[Aim of the exercise] Locate the lines of the listing below that hold "this", then copy each of them.

(Figure scripts)
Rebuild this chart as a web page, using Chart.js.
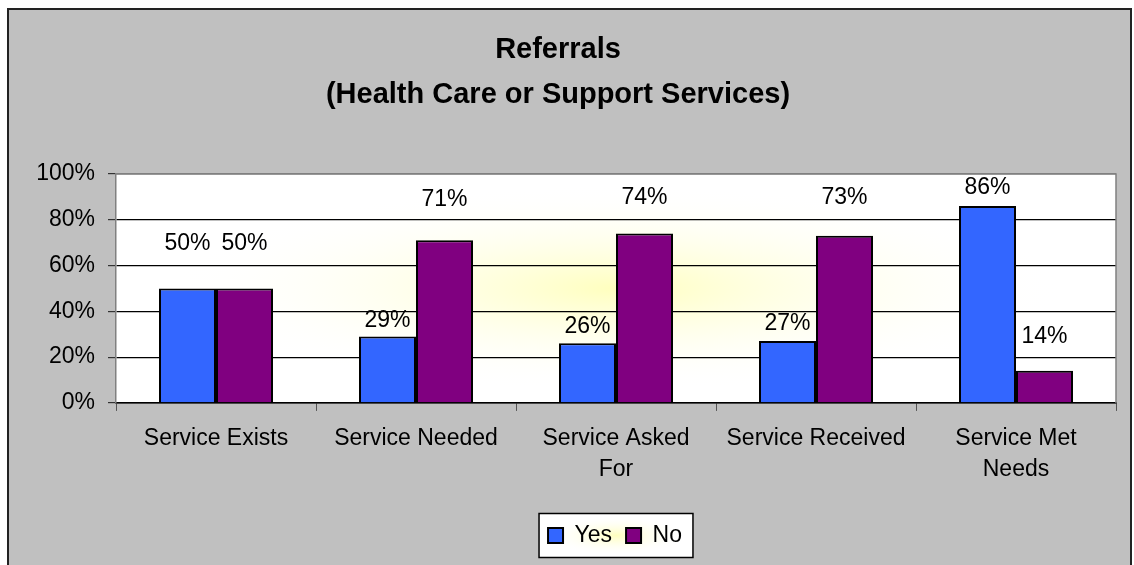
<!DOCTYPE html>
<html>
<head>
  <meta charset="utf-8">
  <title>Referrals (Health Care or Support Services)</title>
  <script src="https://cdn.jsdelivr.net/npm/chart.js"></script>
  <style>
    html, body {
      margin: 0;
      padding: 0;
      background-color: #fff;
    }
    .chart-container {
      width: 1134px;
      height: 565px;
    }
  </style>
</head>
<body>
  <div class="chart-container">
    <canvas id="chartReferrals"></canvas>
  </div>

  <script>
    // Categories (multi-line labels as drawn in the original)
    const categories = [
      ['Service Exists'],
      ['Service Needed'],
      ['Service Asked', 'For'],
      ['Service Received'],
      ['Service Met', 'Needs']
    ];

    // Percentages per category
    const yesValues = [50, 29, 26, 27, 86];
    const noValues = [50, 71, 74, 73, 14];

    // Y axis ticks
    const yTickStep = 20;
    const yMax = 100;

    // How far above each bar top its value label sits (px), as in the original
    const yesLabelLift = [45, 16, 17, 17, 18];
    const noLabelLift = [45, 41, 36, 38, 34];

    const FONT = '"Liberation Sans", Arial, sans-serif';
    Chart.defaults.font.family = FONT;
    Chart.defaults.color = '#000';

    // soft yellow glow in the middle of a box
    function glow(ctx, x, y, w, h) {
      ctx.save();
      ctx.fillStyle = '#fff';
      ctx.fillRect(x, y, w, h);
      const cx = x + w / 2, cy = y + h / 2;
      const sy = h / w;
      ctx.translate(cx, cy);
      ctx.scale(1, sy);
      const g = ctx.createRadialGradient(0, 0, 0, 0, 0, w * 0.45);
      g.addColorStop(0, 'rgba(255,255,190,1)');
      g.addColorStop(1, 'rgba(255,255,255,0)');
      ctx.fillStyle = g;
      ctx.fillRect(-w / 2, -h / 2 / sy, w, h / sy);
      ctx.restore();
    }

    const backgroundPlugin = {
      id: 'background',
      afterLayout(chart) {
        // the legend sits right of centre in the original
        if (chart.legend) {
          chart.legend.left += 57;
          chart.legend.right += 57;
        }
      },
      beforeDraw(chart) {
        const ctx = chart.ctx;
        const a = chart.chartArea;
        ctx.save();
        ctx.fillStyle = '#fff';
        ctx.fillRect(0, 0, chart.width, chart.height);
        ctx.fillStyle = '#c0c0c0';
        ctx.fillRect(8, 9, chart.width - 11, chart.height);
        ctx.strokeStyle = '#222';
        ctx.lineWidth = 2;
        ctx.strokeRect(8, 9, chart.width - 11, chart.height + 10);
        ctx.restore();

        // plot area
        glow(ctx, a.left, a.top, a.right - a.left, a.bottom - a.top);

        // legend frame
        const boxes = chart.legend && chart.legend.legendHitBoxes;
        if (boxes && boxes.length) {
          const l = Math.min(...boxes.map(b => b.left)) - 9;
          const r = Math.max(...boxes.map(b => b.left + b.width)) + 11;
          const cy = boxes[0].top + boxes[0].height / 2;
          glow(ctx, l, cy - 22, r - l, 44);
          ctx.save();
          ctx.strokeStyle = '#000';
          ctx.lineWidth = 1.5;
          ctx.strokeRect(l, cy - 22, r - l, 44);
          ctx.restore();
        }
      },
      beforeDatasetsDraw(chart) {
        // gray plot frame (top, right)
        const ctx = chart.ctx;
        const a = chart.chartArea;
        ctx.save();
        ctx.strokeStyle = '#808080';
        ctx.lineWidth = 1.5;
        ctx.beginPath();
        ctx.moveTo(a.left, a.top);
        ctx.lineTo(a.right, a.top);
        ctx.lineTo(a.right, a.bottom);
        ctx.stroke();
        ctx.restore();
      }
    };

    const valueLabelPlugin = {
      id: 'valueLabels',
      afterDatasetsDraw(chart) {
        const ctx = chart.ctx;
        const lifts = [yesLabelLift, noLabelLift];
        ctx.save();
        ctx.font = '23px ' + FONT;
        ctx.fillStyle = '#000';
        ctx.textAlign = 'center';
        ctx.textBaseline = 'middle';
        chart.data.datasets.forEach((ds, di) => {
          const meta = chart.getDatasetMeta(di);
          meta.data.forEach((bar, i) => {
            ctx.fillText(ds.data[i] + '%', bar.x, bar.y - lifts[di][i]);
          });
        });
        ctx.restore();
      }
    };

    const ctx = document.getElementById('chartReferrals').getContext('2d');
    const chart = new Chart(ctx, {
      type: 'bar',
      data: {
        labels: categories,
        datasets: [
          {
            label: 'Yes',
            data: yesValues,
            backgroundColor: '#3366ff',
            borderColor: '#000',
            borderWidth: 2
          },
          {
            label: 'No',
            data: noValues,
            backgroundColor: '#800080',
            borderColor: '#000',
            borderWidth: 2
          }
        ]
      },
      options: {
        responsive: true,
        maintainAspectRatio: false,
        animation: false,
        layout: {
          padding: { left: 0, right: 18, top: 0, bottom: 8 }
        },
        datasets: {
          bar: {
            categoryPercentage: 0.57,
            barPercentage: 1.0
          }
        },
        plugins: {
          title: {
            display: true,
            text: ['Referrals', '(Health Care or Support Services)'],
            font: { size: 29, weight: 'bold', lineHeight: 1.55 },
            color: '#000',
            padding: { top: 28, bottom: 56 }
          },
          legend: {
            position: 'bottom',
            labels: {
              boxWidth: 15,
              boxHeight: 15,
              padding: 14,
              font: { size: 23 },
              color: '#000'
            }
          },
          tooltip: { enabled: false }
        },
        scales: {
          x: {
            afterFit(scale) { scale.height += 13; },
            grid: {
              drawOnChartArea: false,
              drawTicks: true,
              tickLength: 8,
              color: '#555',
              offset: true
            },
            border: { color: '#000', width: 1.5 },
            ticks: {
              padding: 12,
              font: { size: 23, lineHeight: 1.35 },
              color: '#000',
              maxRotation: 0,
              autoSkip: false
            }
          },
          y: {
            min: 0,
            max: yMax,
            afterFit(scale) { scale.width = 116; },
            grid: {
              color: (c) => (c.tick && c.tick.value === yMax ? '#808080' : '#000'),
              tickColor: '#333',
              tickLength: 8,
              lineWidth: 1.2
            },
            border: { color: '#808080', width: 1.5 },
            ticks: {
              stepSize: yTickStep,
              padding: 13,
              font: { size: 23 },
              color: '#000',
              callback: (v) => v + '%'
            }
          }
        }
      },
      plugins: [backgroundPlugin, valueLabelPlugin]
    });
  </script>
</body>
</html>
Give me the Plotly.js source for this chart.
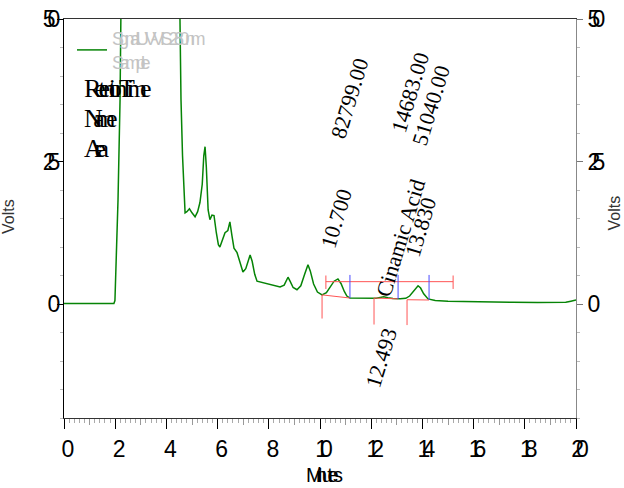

[Right answer]
Rebuild this chart as a web page, using Chart.js.
Give me the Plotly.js source for this chart.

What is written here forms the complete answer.